Third, the mosaic of existing federal, provincial, and third-party programming is deeply complex and user-unfriendly.
Fourth, stakeholders universally complain that we do not have good enough labour market data. To make smart policy, we need a clearer picture of the labour market as it exists today.
Fifth, the fragmented nature of the transfers system limits the flexibility of provinces to experiment with balance in program design. There are both supply and demand sides to employability, and provinces’ ability to reflect this is limited by the structure of federal transfers.
We argue that a renewed public employment service must be:
Equitable
Between unemployed Canadians needing help, between communities, and between provinces and territories;
Responsive
To the needs of workers in the contemporary labour market, to local and regional labour market needs, and to the needs of employers; and
Open
Meaning the programming should be understood by prospective clients and employers, and should be evaluated on an ongoing basis against high quality data.
To that end, we suggest the following concrete actions be taken:
- The federal government should negotiate with each province a single transfer agreement to replace the multiple transfers that exist currently.
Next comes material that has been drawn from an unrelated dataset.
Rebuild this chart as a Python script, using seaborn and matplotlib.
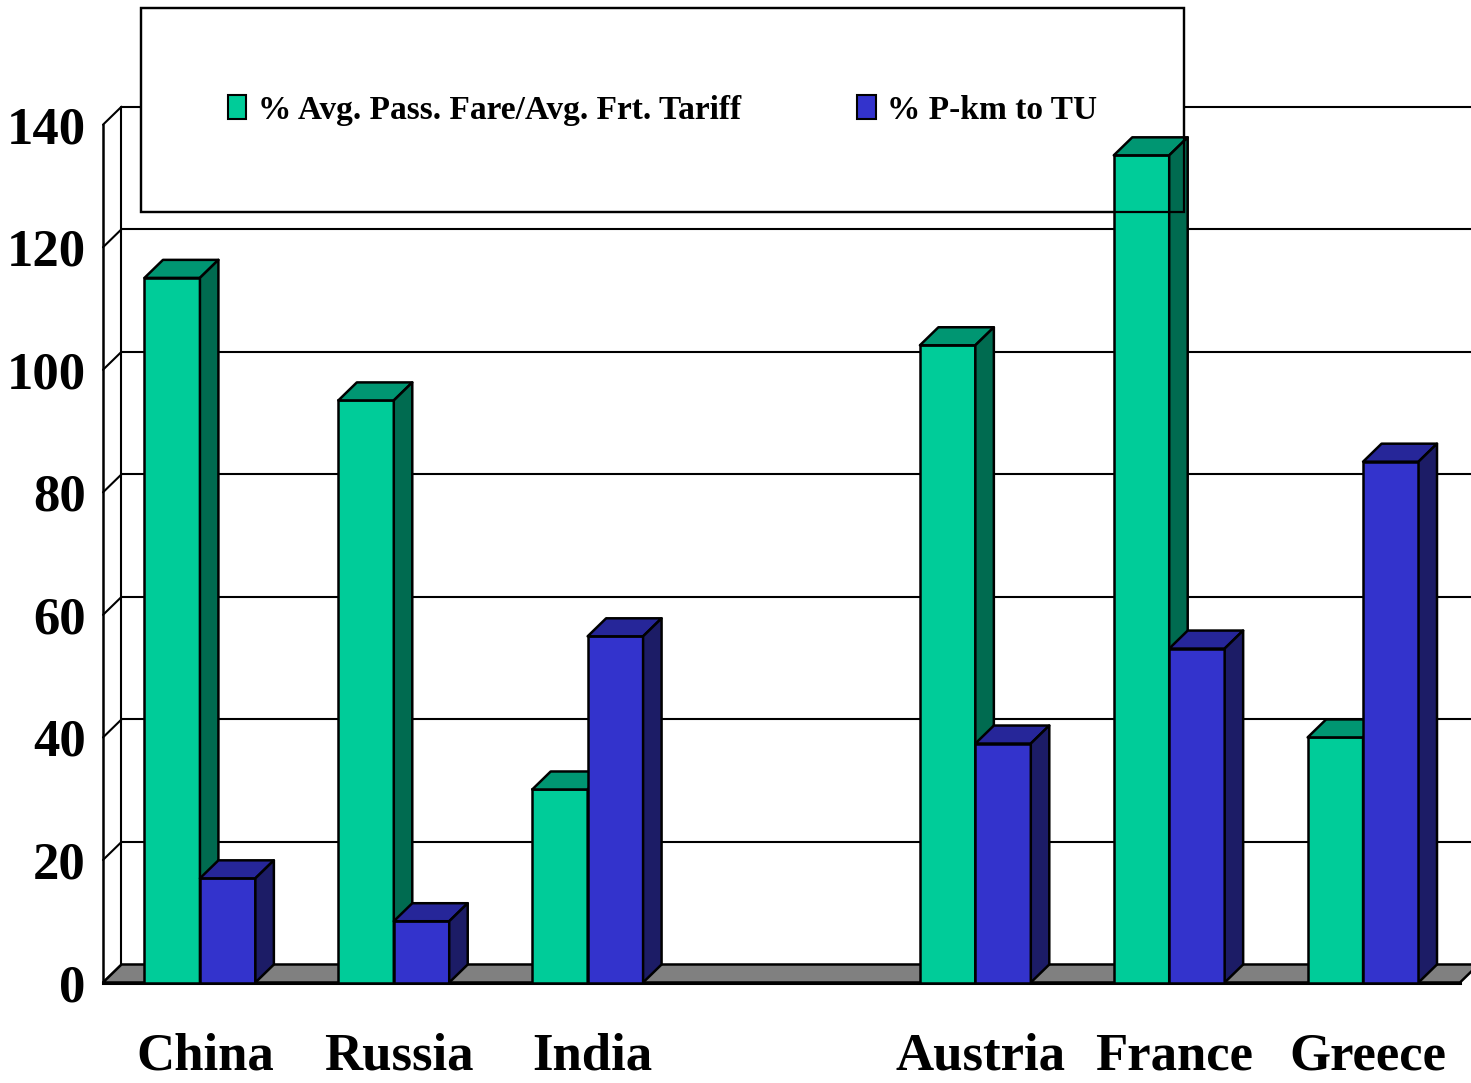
import matplotlib
matplotlib.use("Agg")
import numpy as np
import pandas as pd
import matplotlib.pyplot as plt
from matplotlib.patches import Polygon, Rectangle, Patch
from matplotlib.transforms import IdentityTransform, ScaledTranslation
import seaborn as sns

# ---- data -------------------------------------------------------------
categories = ["China", "Russia", "India", " ", "Austria", "France", "Greece"]
fare_ratio = [115, 95, 31.5, None, 104, 135, 40]      # % Avg. Pass. Fare / Avg. Frt. Tariff
pkm_share = [17, 10, 56.5, None, 39, 54.5, 85]         # % P-km to TU
series = ["% Avg. Pass. Fare/Avg. Frt. Tariff", "% P-km to TU"]
y_ticks = [0, 20, 40, 60, 80, 100, 120, 140]

# ---- styling ----------------------------------------------------------
front_colors = ["#00CC99", "#3333CC"]
top_colors = ["#009672", "#262699"]
side_colors = ["#006B50", "#1C1C66"]
DX, DY = 0.0954, 2.94          # depth offset of the pseudo-3D boxes (data units)
EDGE = 1.8

rows = []
for cat, a, b in zip(categories, fare_ratio, pkm_share):
    if a is not None:
        rows.append({"Country": cat, "Series": series[0], "Value": a})
    if b is not None:
        rows.append({"Country": cat, "Series": series[1], "Value": b})
df = pd.DataFrame(rows)

sns.set_style("white")
plt.rcParams["font.family"] = ["Liberation Serif", "DejaVu Serif"]
plt.rcParams["font.weight"] = "bold"
plt.rcParams["text.color"] = "black"
plt.rcParams["axes.edgecolor"] = "black"
plt.rcParams["xtick.color"] = "black"
plt.rcParams["ytick.color"] = "black"

fig = plt.figure(figsize=(14.71, 10.83), dpi=100)
ax = fig.add_axes([103 / 1471, 100.5 / 1083, 1357 / 1471, 857.8 / 1083])

sns.barplot(data=df, x="Country", y="Value", hue="Series",
            order=categories, hue_order=series, palette=front_colors,
            saturation=1, width=0.572, edgecolor="black", linewidth=EDGE,
            errorbar=None, legend=False, ax=ax)

ax.set_xlim(-0.5, 6.5)
ax.set_ylim(0, 140)
ax.set_xlabel("")
ax.set_ylabel("")

# top and side faces for each bar
for i, cont in enumerate(ax.containers):
    base_z = 3 + i
    for bar in cont:
        x, w, h = bar.get_x(), bar.get_width(), bar.get_height()
        if not np.isfinite(h) or h <= 0:
            continue
        bar.set_zorder(base_z)
        top = Polygon([(x, h), (x + w, h), (x + w + DX, h + DY), (x + DX, h + DY)],
                      closed=True, facecolor=top_colors[i], edgecolor="black",
                      linewidth=EDGE, joinstyle="round", zorder=base_z + 0.1, clip_on=False)
        side = Polygon([(x + w, 0), (x + w + DX, DY), (x + w + DX, h + DY), (x + w, h)],
                       closed=True, facecolor=side_colors[i], edgecolor="black",
                       linewidth=EDGE, joinstyle="round", zorder=base_z + 0.1, clip_on=False)
        ax.add_patch(top)
        ax.add_patch(side)

# floor
floor = Polygon([(-0.5, 0), (6.5, 0), (6.5 + DX, DY), (-0.5 + DX, DY)], closed=True,
                facecolor="#808080", edgecolor="black", linewidth=EDGE, zorder=2, clip_on=False)
ax.add_patch(floor)

# back wall gridlines and left wall
for v in y_ticks:
    if v > 0:
        ax.plot([-0.5 + DX, 7.0], [v + DY, v + DY], color="black", lw=1.5,
                zorder=1, clip_on=False, solid_capstyle="butt")
    ax.plot([-0.5, -0.5 + DX], [v, v + DY], color="black", lw=1.5, zorder=1, clip_on=False)
ax.plot([-0.5 + DX, -0.5 + DX], [DY, 140 + DY], color="black", lw=1.5, zorder=1, clip_on=False)

# axes
for s in ("top", "right"):
    ax.spines[s].set_visible(False)
ax.spines["left"].set_linewidth(1.8)
ax.spines["bottom"].set_linewidth(2.2)
ax.spines["left"].set_color("black")
ax.spines["bottom"].set_color("black")
ax.spines["left"].set_zorder(1.5)
ax.spines["bottom"].set_zorder(2.2)

ax.set_yticks(y_ticks)
ax.set_yticklabels([str(v) for v in y_ticks])
ax.tick_params(axis="y", direction="out", length=7.5, width=1.5, pad=5,
               labelsize=38, colors="black")
ax.set_xticks(range(len(categories)))
ax.set_xticklabels(categories)
ax.set_xticks(np.arange(-0.5, len(categories)), minor=True)
ax.tick_params(axis="x", which="major", length=0, pad=36, labelsize=38, colors="black")
ax.tick_params(axis="x", which="minor", direction="out", length=8, width=1.5, colors="black")
for lab in ax.get_xticklabels() + ax.get_yticklabels():
    lab.set_fontweight("bold")
    lab.set_color("black")
# nudge category names slightly to the right
shift = ScaledTranslation(5 / 100, 0, fig.dpi_scale_trans)
for lab in ax.get_xticklabels():
    lab.set_transform(lab.get_transform() + shift)

# legend
handles = [Patch(facecolor=c, edgecolor="black", linewidth=1.5) for c in front_colors]
leg = ax.legend(handles, series, loc="upper left",
                bbox_to_anchor=(141 / 1471, 1 - 8 / 1083), bbox_transform=fig.transFigure,
                ncol=2, frameon=True, fancybox=False, edgecolor="black", facecolor="white",
                framealpha=1, borderpad=2.6, borderaxespad=0, handlelength=0.55,
                handleheight=0.72, handletextpad=0.35, columnspacing=3.5,
                labelcolor="black",
                prop={"family": ["Liberation Serif"], "weight": "bold", "size": 24})
leg.get_frame().set_linewidth(1.6)
leg.set_zorder(2.5)

# legend outline drawn above the bars
fig.canvas.draw()
bb = leg.get_frame().get_window_extent(fig.canvas.get_renderer())
outline = Rectangle((bb.x0, bb.y0), bb.width, bb.height, fill=False, edgecolor="black",
                    linewidth=1.6, transform=IdentityTransform(), zorder=10)
fig.add_artist(outline)

fig.savefig("out.png", dpi=100)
- The allocation principle for the new transfer should be on a per client per province basis, or as near as possible.
- The single transfer should be funded from general revenue, as well as EI premiums, to eliminate the distinction between insure and uninsured unemployed workers.
- The single transfer should include funding for the youth-focused public employment service programs that are currently administered by the federal government.
- The Forum of Labour Market Ministers should be strengthened through institution-building, so that it can provide national oversight with input from sectoral stakeholders.
- The federal government must reinvest in labour market information.